Given problem: Leaving the pictures out, print the lines from the first line of the listing through the line containing "import plotly.graph_objects as go", exactly as they read, and no others.

### Stored data

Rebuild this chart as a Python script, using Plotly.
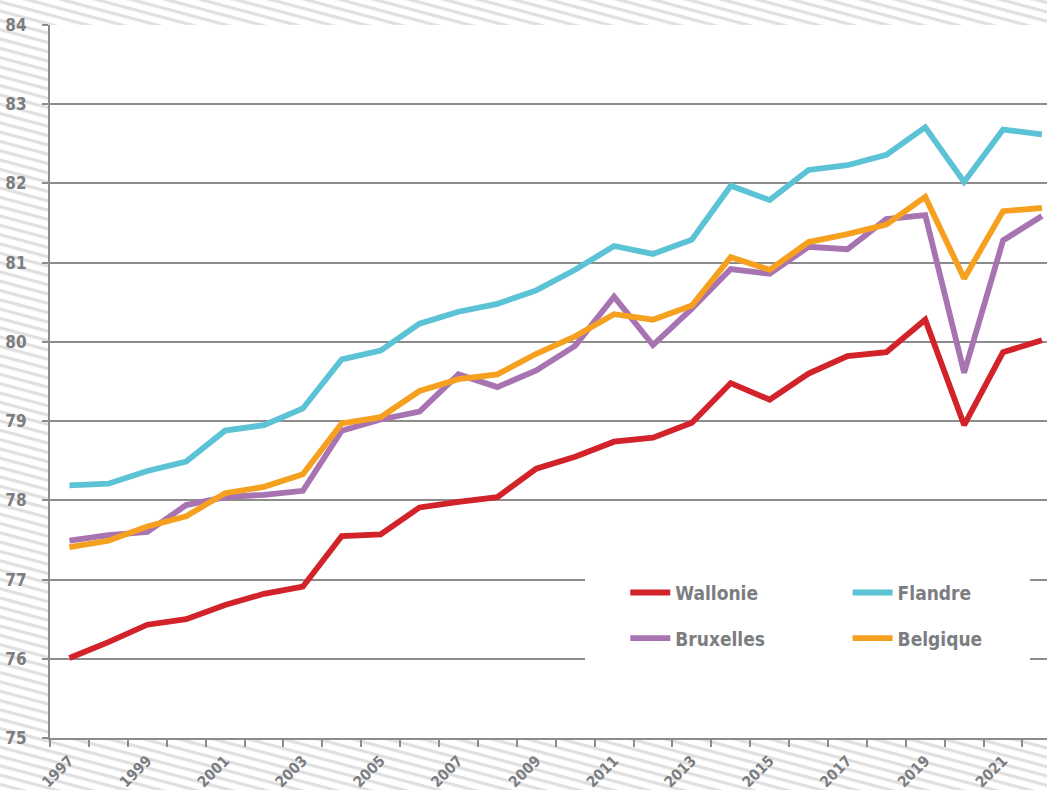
import base64
import plotly.graph_objects as go

years = list(range(1997, 2023))
wallonie = [76.01, 76.21, 76.43, 76.50, 76.68, 76.82, 76.91, 77.55, 77.57, 77.91, 77.98, 78.04, 78.40,
            78.55, 78.74, 78.79, 78.98, 79.48, 79.27, 79.60, 79.82, 79.87, 80.28, 78.95, 79.87, 80.02]
flandre = [78.19, 78.21, 78.37, 78.49, 78.88, 78.95, 79.16, 79.78, 79.89, 80.23, 80.38, 80.48, 80.65,
           80.91, 81.21, 81.11, 81.29, 81.97, 81.79, 82.17, 82.23, 82.36, 82.71, 82.02, 82.68, 82.62]
bruxelles = [77.49, 77.56, 77.60, 77.94, 78.04, 78.07, 78.12, 78.88, 79.02, 79.12, 79.59, 79.43, 79.64,
             79.95, 80.57, 79.96, 80.42, 80.92, 80.86, 81.20, 81.17, 81.55, 81.60, 79.61, 81.28, 81.59]
belgique = [77.41, 77.49, 77.67, 77.80, 78.09, 78.17, 78.33, 78.97, 79.05, 79.38, 79.53, 79.59, 79.85,
            80.07, 80.35, 80.28, 80.46, 81.07, 80.91, 81.26, 81.36, 81.48, 81.83, 80.80, 81.65, 81.69]
x_tick_years = list(range(1997, 2023, 2))
x_tick_labels = [str(y) for y in x_tick_years]
y_ticks = list(range(75, 85))

W, H = 1047, 790
ML, MR, MT, MB = 50, 0, 25, 52
PW, PH = W - ML - MR, H - MT - MB

FONT = "Liberation Sans Narrow, DejaVu Sans Condensed, Arial Narrow, sans-serif"
TXT = "#7b7d80"
GRID = "#8c8c8c"

# striped background
svg = (
    f"<svg xmlns='http://www.w3.org/2000/svg' width='{W}' height='{H}'>"
    "<defs><pattern id='p' width='12' height='9' patternUnits='userSpaceOnUse' "
    "patternTransform='rotate(15)'><rect width='12' height='3.2' fill='#e0e0e0'/></pattern></defs>"
    f"<rect width='{W}' height='{H}' fill='white'/><rect width='{W}' height='{H}' fill='url(#p)'/></svg>"
)
src = "data:image/svg+xml;base64," + base64.b64encode(svg.encode()).decode()

series = [
    ("Wallonie", wallonie, "#d2232a", "legend", "g1"),
    ("Flandre", flandre, "#5bc3d5", "legend2", "g2"),
    ("Bruxelles", bruxelles, "#a774b1", "legend", "g3"),
    ("Belgique", belgique, "#f6a020", "legend2", "g4"),
]

fig = go.Figure()
for name, vals, col, leg, grp in series:
    fig.add_trace(go.Scatter(
        x=years, y=vals, name=name, mode="lines",
        line=dict(color=col, width=5.8),
        legend=leg, legendgroup=grp,
    ))

legfont = dict(family=FONT, size=19, color=TXT, weight="bold")
bx0, bx1, by0, by1 = 585, 1030, 672, 562
fig.update_layout(
    width=W, height=H,
    margin=dict(l=ML, r=MR, t=MT, b=MB, pad=0),
    paper_bgcolor="white", plot_bgcolor="white",
    showlegend=True,
    legend=dict(x=0.577, y=0.2305, xanchor="left", yanchor="top", orientation="v",
                font=legfont, bgcolor="rgba(0,0,0,0)", tracegroupgap=18, itemwidth=40),
    legend2=dict(x=0.800, y=0.2305, xanchor="left", yanchor="top", orientation="v",
                 font=legfont, bgcolor="rgba(0,0,0,0)", tracegroupgap=18, itemwidth=40),
    images=[dict(source=src, xref="paper", yref="paper",
                 x=-ML / PW, y=1 + MT / PH, sizex=W / PW, sizey=H / PH,
                 xanchor="left", yanchor="top", sizing="stretch", layer="below")],
    shapes=[
        dict(type="rect", xref="paper", yref="paper", x0=0, x1=1, y0=0, y1=1,
             fillcolor="white", line=dict(width=0), layer="below"),
        dict(type="rect", xref="paper", yref="paper",
             x0=(bx0 - ML) / PW, x1=(bx1 - ML) / PW,
             y0=(H - MB - by0) / PH, y1=(H - MB - by1) / PH,
             fillcolor="white", line=dict(width=0), layer="above"),
    ],
)
fig.update_xaxes(
    range=[1996.5, 2022.13], showgrid=False, zeroline=False, automargin=False,
    showline=True, linecolor=GRID, linewidth=2,
    tickmode="array", tickvals=x_tick_years, ticktext=x_tick_labels,
    ticks="outside", ticklen=6, tickcolor="rgba(0,0,0,0)",
    tickangle=-45, tickfont=dict(family=FONT, size=15, color=TXT, weight="bold"),
    minor=dict(tickmode="array", tickvals=[y - 0.5 for y in years] + [2022.5],
               ticks="outside", ticklen=7, tickwidth=2, tickcolor=GRID, showgrid=False),
)
fig.update_yaxes(
    range=[75, 84], tickmode="array", tickvals=y_ticks, automargin=False,
    showgrid=True, gridcolor=GRID, gridwidth=2, zeroline=False,
    showline=True, linecolor=GRID, linewidth=2,
    ticks="outside", ticklen=6, tickwidth=2, tickcolor=GRID,
    ticklabelstandoff=12,
    tickfont=dict(family=FONT, size=17, color=TXT, weight="bold"),
)

fig.write_html("out.html", config={"displayModeBar": False},
               post_script="document.body.style.margin='0';document.body.style.overflow='hidden';")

######

Output for this task:
Rebuild this chart as a Python script, using Plotly.
import base64
import plotly.graph_objects as go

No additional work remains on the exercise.